Niedbala has optimised water management on the course. A network of streams carries run-off from the airport and nearby towns to an organic purification system, where aquatic plants naturally purify the water.
Extensive work has been undertaken to improve water quality elsewhere, too. “We naturalised the bed of the stream over a length of about six hundred metres,” said Niedbala. “Concrete that made up the bed and the banks of the stream was removed and recycled. The bed and banks were then reworked to obtain a more natural flow, where natural riverbank vegetation could thrive.”
The closing holes for each nine run back uphill to the clubhouse.

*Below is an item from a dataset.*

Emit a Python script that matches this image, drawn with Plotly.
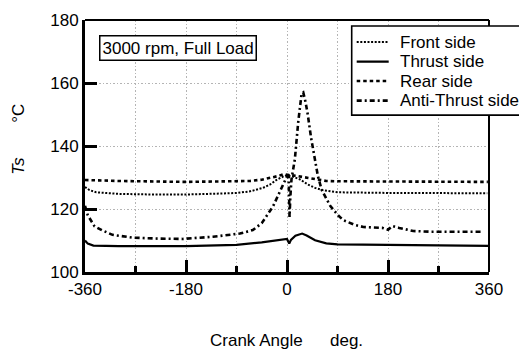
import plotly.graph_objects as go

# ---------------- data ----------------
front_angle = [-360, -352, -340, -300, -240, -180, -120, -90, -66, -43, -30, -19, -8, -1, 10, 23, 37, 50, 64, 91, 180, 270, 357]
front_temp = [127.0, 126.0, 125.3, 124.8, 124.6, 124.6, 124.9, 125.1, 125.6, 126.7, 127.8, 129.2, 130.2, 130.7, 130.3, 129.4, 127.8, 126.7, 126.0, 125.3, 125.1, 125.0, 125.0]

thrust_angle = [-360, -355, -345, -300, -180, -90, -45, -20, -8, 0, 4, 7, 15, 27, 35, 50, 70, 90, 180, 270, 360]
thrust_temp = [110.0, 109.0, 108.4, 108.2, 108.2, 108.6, 109.4, 110.0, 110.4, 110.5, 109.0, 110.2, 111.5, 112.2, 111.6, 110.1, 109.1, 108.8, 108.6, 108.4, 108.3]

rear_angle = [-360, -300, -180, -90, -66, -45, -30, -15, -7, 5, 17, 40, 70, 90, 180, 270, 358]
rear_temp = [129.2, 128.9, 128.6, 128.8, 128.9, 129.3, 129.8, 130.5, 131.0, 130.8, 130.5, 129.8, 128.9, 128.8, 128.7, 128.6, 128.6]

anti_angle = [-360, -355, -343, -329, -311, -275, -230, -186, -132, -96, -84, -61, -45, -25, -10, -1, 3, 4.5, 6, 8, 14, 20, 26, 29, 33, 37, 43, 49, 55, 62, 77, 91, 100, 120, 136, 170, 180, 188, 200, 225, 255, 300, 350]
anti_temp = [121.0, 118.0, 114.5, 113.2, 111.8, 110.9, 110.6, 110.5, 111.2, 111.8, 112.2, 113.3, 115.5, 120.8, 126.5, 130.0, 130.4, 117.5, 124.0, 129.4, 135.8, 147.6, 156.6, 157.0, 154.0, 150.0, 142.5, 136.0, 130.5, 126.0, 121.0, 118.0, 116.5, 115.0, 114.3, 114.0, 113.4, 114.6, 114.0, 113.0, 112.8, 112.8, 112.8]

series_names = ["Front side", "Thrust side", "Rear side", "Anti-Thrust side"]

x_tickvals = [-360, -180, 0, 180, 360]
x_ticktext = ["-360", "-180", "0", "180", "360"]
y_tickvals = [100, 120, 140, 160, 180]
y_ticktext = ["100", "120", "140", "160", "180"]

annotation_text = "3000 rpm, Full Load"

# ---------------- layout helpers ----------------
W, H = 519, 349
L, R, T, B = 85.3, 29.7, 20, 77.3
PW, PH = W - L - R, H - T - B
FONT = "Arial, Liberation Sans, sans-serif"


def px(xp):
    return (xp - L) / PW


def py(yp):
    return (H - B - yp) / PH


styles = [
    dict(color="black", width=2, dash="2px,1.6px"),
    dict(color="black", width=2.2, dash="solid"),
    dict(color="black", width=2.6, dash="3.5px,3px"),
    dict(color="black", width=2.6, dash="5px,3px,2px,3px"),
]

fig = go.Figure()
for xs, ys, name, st in zip(
    [front_angle, thrust_angle, rear_angle, anti_angle],
    [front_temp, thrust_temp, rear_temp, anti_temp],
    series_names,
    styles,
):
    fig.add_trace(go.Scatter(x=xs, y=ys, mode="lines", name=name, line=st, showlegend=False))

GRIDC = "#b4b4b4"
GRIDDASH = "1.5px,2px"

fig.update_xaxes(
    range=[-360, 360], tickvals=x_tickvals, ticktext=x_ticktext,
    ticks="inside", ticklen=12, tickwidth=3, tickcolor="black",
    showline=True, linewidth=3, linecolor="black",
    showgrid=True, gridcolor=GRIDC, gridwidth=1, griddash=GRIDDASH, zeroline=False,
    minor=dict(dtick=90, tick0=0, ticks="inside", ticklen=6, tickwidth=2.5, tickcolor="black",
               showgrid=True, gridcolor=GRIDC, gridwidth=1, griddash=GRIDDASH),
    tickfont=dict(family=FONT, size=17, color="black"),
)
fig.update_yaxes(
    range=[100, 180], tickvals=y_tickvals, ticktext=y_ticktext,
    ticks="inside", ticklen=12, tickwidth=3, tickcolor="black",
    showline=True, linewidth=3, linecolor="black",
    showgrid=True, gridcolor=GRIDC, gridwidth=1, griddash=GRIDDASH, zeroline=False,
    tickfont=dict(family=FONT, size=17, color="black"),
)

shapes = [
    dict(type="line", xref="paper", yref="paper", x0=0, x1=1, y0=1, y1=1, line=dict(color="black", width=2), layer="above"),
    dict(type="line", xref="paper", yref="paper", x0=1, x1=1, y0=0, y1=1, line=dict(color="black", width=2), layer="above"),
    # legend box
    dict(type="rect", xref="paper", yref="paper", x0=px(352), x1=px(530), y0=py(115), y1=py(26),
         line=dict(color="black", width=1.6), fillcolor="white", layer="above"),
]
row_y = [42, 61.5, 81, 100.5]
for yp, st in zip(row_y, styles):
    shapes.append(dict(type="line", xref="paper", yref="paper", x0=px(357), x1=px(389), y0=py(yp), y1=py(yp),
                       line=st, layer="above"))

annotations = [
    dict(text=annotation_text, xref="paper", yref="paper", x=px(178), y=py(47.5), showarrow=False,
         xanchor="center", yanchor="middle", font=dict(family=FONT, size=17, color="black"),
         bgcolor="white", bordercolor="black", borderwidth=1.5, borderpad=2),
    dict(text="<i>Ts</i>", xref="paper", yref="paper", x=px(18), y=py(166), showarrow=False, textangle=-90,
         xanchor="center", yanchor="middle", font=dict(family=FONT, size=17, color="black")),
    dict(text="°C", xref="paper", yref="paper", x=px(18), y=py(113), showarrow=False, textangle=-90,
         xanchor="center", yanchor="middle", font=dict(family=FONT, size=17, color="black")),
    dict(text="Crank Angle", xref="paper", yref="paper", x=px(257), y=py(340), showarrow=False,
         xanchor="center", yanchor="middle", font=dict(family=FONT, size=17, color="black")),
    dict(text="deg.", xref="paper", yref="paper", x=px(347), y=py(340), showarrow=False,
         xanchor="center", yanchor="middle", font=dict(family=FONT, size=17, color="black")),
]
for yp, name in zip(row_y, series_names):
    annotations.append(dict(text=name, xref="paper", yref="paper", x=px(398), y=py(yp), showarrow=False,
                            xanchor="left", yanchor="middle", font=dict(family=FONT, size=17, color="black")))

fig.update_layout(
    width=W, height=H,
    margin=dict(l=L, r=R, t=T, b=B, autoexpand=False),
    paper_bgcolor="white", plot_bgcolor="white",
    showlegend=False,
    shapes=shapes, annotations=annotations,
)

fig.write_html("out.html")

A stream separates them and both greens rise above a lake in front of the clubhouse.
Niedbala says that the Roissy club, which also has substantial indoor and outdoor practice and teaching facilities and a six-hole par-three course at its heart, overlooking the main course, will be crucial for nurturing the next generation of French golfers.
Operating firm UGOLF has partnered with pro golfer Jean Van de Velde for the academy facilities, and with the French PGA to bring young pro golfers together for a tournament at the club.
The operating license has fixed the price of a round at 40 euros, with children able to play for free. The commune, led by mayor André Toulouse, has also agreed to an initiative that will see thousands of local schoolchildren invited to the course to try out golf.
This community outreach extends to non-golfers too, with eight kilometres of public walking paths weaving through and around the course, connecting the villages of Roissy-en-France and Vaudherland and providing locals with the opportunity to walk and cycle through the countryside. A number of decks have been added along one side of the lake that sits between holes two and eight, which will be used for fishing.
This embracing approach is essential for public facilities to thrive.